DATA EXTRACT ▸
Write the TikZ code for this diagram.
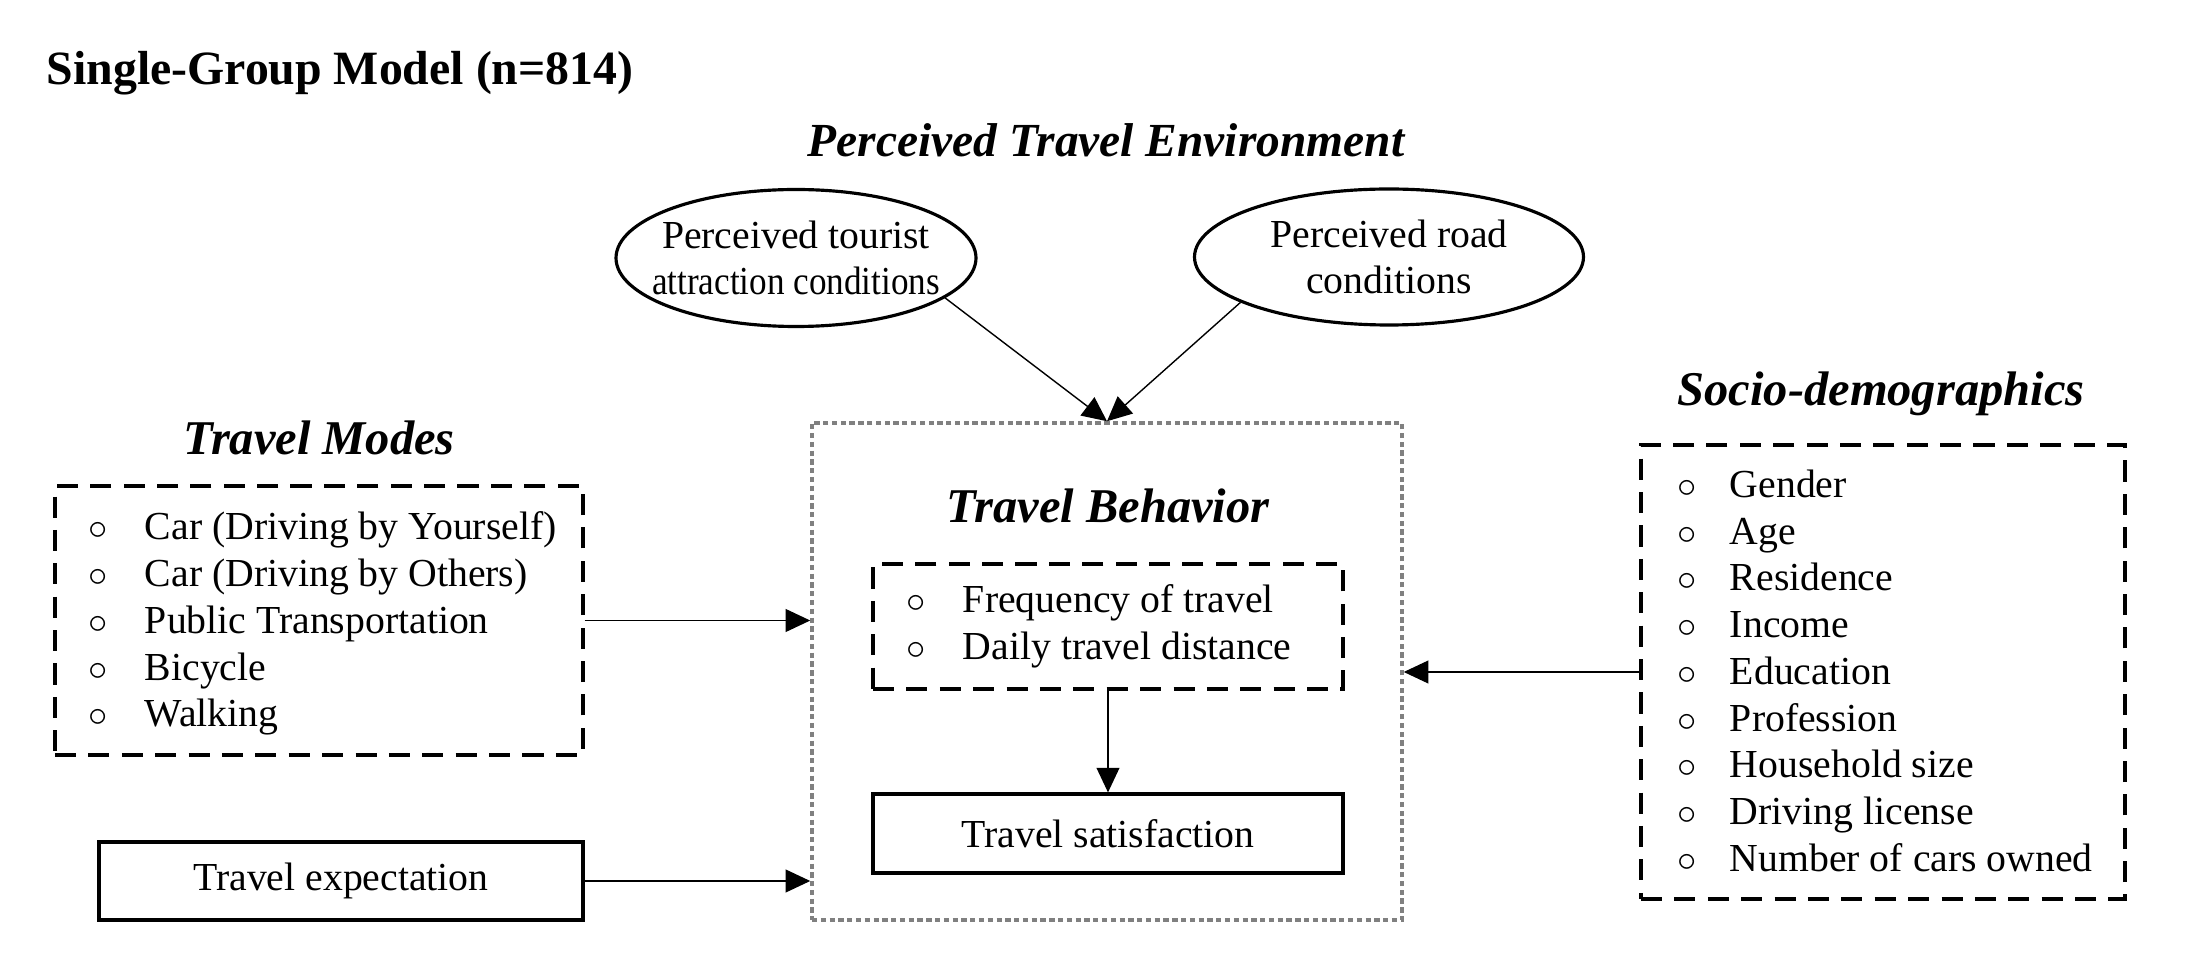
\documentclass[tikz,border=0pt]{standalone}
\usepackage{fontspec}
\usepackage{graphicx}
\setmainfont{Liberation Serif}
\usetikzlibrary{arrows.meta,shapes.geometric}
\newcommand{\bul}{$\circ$}

\begin{document}
\begin{tikzpicture}[
  >={Triangle[length=7pt,width=6.5pt]},
  every node/.style={font=\fontsize{11.3}{13.3}\selectfont},
  head/.style={font=\fontsize{13.8}{16}\selectfont\bfseries\itshape},
  dashbox/.style={draw,line width=0.9pt,dash pattern=on 6pt off 3.5pt},
  plainbox/.style={draw,line width=0.9pt},
  itemlist/.style={anchor=west,inner sep=0pt,align=left},
  link/.style={draw,line width=0.4pt,->}
]
\useasboundingbox (0,0) rectangle (21.96,-9.56);

\node[anchor=west,inner sep=0pt,font=\fontsize{13.6}{16}\selectfont\bfseries] (title) at (0.46,-0.73) {Single-Group Model (n=814)};

% perceived travel environment
\node[head,font=\fontsize{13.5}{16}\selectfont\bfseries\itshape] (envhead) at (11.06,-1.40) {Perceived Travel Environment};
\node[draw,ellipse,line width=0.9pt,minimum width=3.6cm,minimum height=1.37cm,inner xsep=-0.17cm,inner ysep=0pt,align=center] (e1) at (7.96,-2.58) {Perceived tourist\\\scalebox{0.885}[1]{attraction conditions}};
\node[draw,ellipse,line width=0.9pt,minimum width=3.89cm,minimum height=1.36cm,inner sep=0pt,align=center] (e2) at (13.89,-2.57) {Perceived road\\conditions};

% travel behavior
\node[draw=gray,line width=1pt,dash pattern=on 1.5pt off 1pt,minimum width=5.9cm,minimum height=4.97cm] (behav) at (11.07,-6.715) {};
\node[head] (behhead) at (11.08,-5.06) {Travel Behavior};
\node[dashbox,minimum width=4.7cm,minimum height=1.25cm] (freq) at (11.08,-6.265) {};
\node[itemlist] (freqlist) at (9.06,-6.27) {\begin{tabular}{@{}l@{\hspace{0.37cm}}l@{}}
\bul & Frequency of travel\\
\bul & Daily travel distance
\end{tabular}};
\node[plainbox,minimum width=4.7cm,minimum height=0.79cm] (sat) at (11.08,-8.335) {Travel satisfaction};

% travel modes
\node[head] (modehead) at (3.19,-4.38) {Travel Modes};
\node[dashbox,minimum width=5.28cm,minimum height=2.69cm] (modes) at (3.19,-6.205) {};
\node[itemlist] (modelist) at (0.88,-6.24) {\begin{tabular}{@{}l@{\hspace{0.37cm}}l@{}}
\bul & Car (Driving by Yourself)\\
\bul & Car (Driving by Others)\\
\bul & Public Transportation\\
\bul & Bicycle\\
\bul & Walking
\end{tabular}};
\node[plainbox,minimum width=4.84cm,minimum height=0.78cm] (expect) at (3.41,-8.81) {Travel expectation};

% socio-demographics
\node[head] (sochead) at (18.81,-3.94) {Socio-demographics};
\node[dashbox,minimum width=4.84cm,minimum height=4.54cm] (socio) at (18.83,-6.72) {};
\node[itemlist] (soclist) at (16.77,-6.75) {\begin{tabular}{@{}l@{\hspace{0.33cm}}l@{}}
\bul & Gender\\
\bul & Age\\
\bul & Residence\\
\bul & Income\\
\bul & Education\\
\bul & Profession\\
\bul & Household size\\
\bul & Driving license\\
\bul & Number of cars owned
\end{tabular}};

\path[link] (e1.-15) -- (behav.north);
\path[link] (e2.197) -- (behav.north);
\path[link] (modes.east) -- (modes.east -| behav.west);
\path[link] (expect.east) -- (expect.east -| behav.west);
\path[link] (socio.west) -- (socio.west -| behav.east);
\path[link] (freq.south) -- (sat.north);
\end{tikzpicture}
\end{document}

EXERCISE PROMPT ▸ Transcribe the listing above verbatim. Omit the pictures.

WRITTEN SOLUTION ▸
Write the TikZ code for this diagram.
\documentclass[tikz,border=0pt]{standalone}
\usepackage{fontspec}
\usepackage{graphicx}
\setmainfont{Liberation Serif}
\usetikzlibrary{arrows.meta,shapes.geometric}
\newcommand{\bul}{$\circ$}

\begin{document}
\begin{tikzpicture}[
  >={Triangle[length=7pt,width=6.5pt]},
  every node/.style={font=\fontsize{11.3}{13.3}\selectfont},
  head/.style={font=\fontsize{13.8}{16}\selectfont\bfseries\itshape},
  dashbox/.style={draw,line width=0.9pt,dash pattern=on 6pt off 3.5pt},
  plainbox/.style={draw,line width=0.9pt},
  itemlist/.style={anchor=west,inner sep=0pt,align=left},
  link/.style={draw,line width=0.4pt,->}
]
\useasboundingbox (0,0) rectangle (21.96,-9.56);

\node[anchor=west,inner sep=0pt,font=\fontsize{13.6}{16}\selectfont\bfseries] (title) at (0.46,-0.73) {Single-Group Model (n=814)};

% perceived travel environment
\node[head,font=\fontsize{13.5}{16}\selectfont\bfseries\itshape] (envhead) at (11.06,-1.40) {Perceived Travel Environment};
\node[draw,ellipse,line width=0.9pt,minimum width=3.6cm,minimum height=1.37cm,inner xsep=-0.17cm,inner ysep=0pt,align=center] (e1) at (7.96,-2.58) {Perceived tourist\\\scalebox{0.885}[1]{attraction conditions}};
\node[draw,ellipse,line width=0.9pt,minimum width=3.89cm,minimum height=1.36cm,inner sep=0pt,align=center] (e2) at (13.89,-2.57) {Perceived road\\conditions};

% travel behavior
\node[draw=gray,line width=1pt,dash pattern=on 1.5pt off 1pt,minimum width=5.9cm,minimum height=4.97cm] (behav) at (11.07,-6.715) {};
\node[head] (behhead) at (11.08,-5.06) {Travel Behavior};
\node[dashbox,minimum width=4.7cm,minimum height=1.25cm] (freq) at (11.08,-6.265) {};
\node[itemlist] (freqlist) at (9.06,-6.27) {\begin{tabular}{@{}l@{\hspace{0.37cm}}l@{}}
\bul & Frequency of travel\\
\bul & Daily travel distance
\end{tabular}};
\node[plainbox,minimum width=4.7cm,minimum height=0.79cm] (sat) at (11.08,-8.335) {Travel satisfaction};

% travel modes
\node[head] (modehead) at (3.19,-4.38) {Travel Modes};
\node[dashbox,minimum width=5.28cm,minimum height=2.69cm] (modes) at (3.19,-6.205) {};
\node[itemlist] (modelist) at (0.88,-6.24) {\begin{tabular}{@{}l@{\hspace{0.37cm}}l@{}}
\bul & Car (Driving by Yourself)\\
\bul & Car (Driving by Others)\\
\bul & Public Transportation\\
\bul & Bicycle\\
\bul & Walking
\end{tabular}};
\node[plainbox,minimum width=4.84cm,minimum height=0.78cm] (expect) at (3.41,-8.81) {Travel expectation};

% socio-demographics
\node[head] (sochead) at (18.81,-3.94) {Socio-demographics};
\node[dashbox,minimum width=4.84cm,minimum height=4.54cm] (socio) at (18.83,-6.72) {};
\node[itemlist] (soclist) at (16.77,-6.75) {\begin{tabular}{@{}l@{\hspace{0.33cm}}l@{}}
\bul & Gender\\
\bul & Age\\
\bul & Residence\\
\bul & Income\\
\bul & Education\\
\bul & Profession\\
\bul & Household size\\
\bul & Driving license\\
\bul & Number of cars owned
\end{tabular}};

\path[link] (e1.-15) -- (behav.north);
\path[link] (e2.197) -- (behav.north);
\path[link] (modes.east) -- (modes.east -| behav.west);
\path[link] (expect.east) -- (expect.east -| behav.west);
\path[link] (socio.west) -- (socio.west -| behav.east);
\path[link] (freq.south) -- (sat.north);
\end{tikzpicture}
\end{document}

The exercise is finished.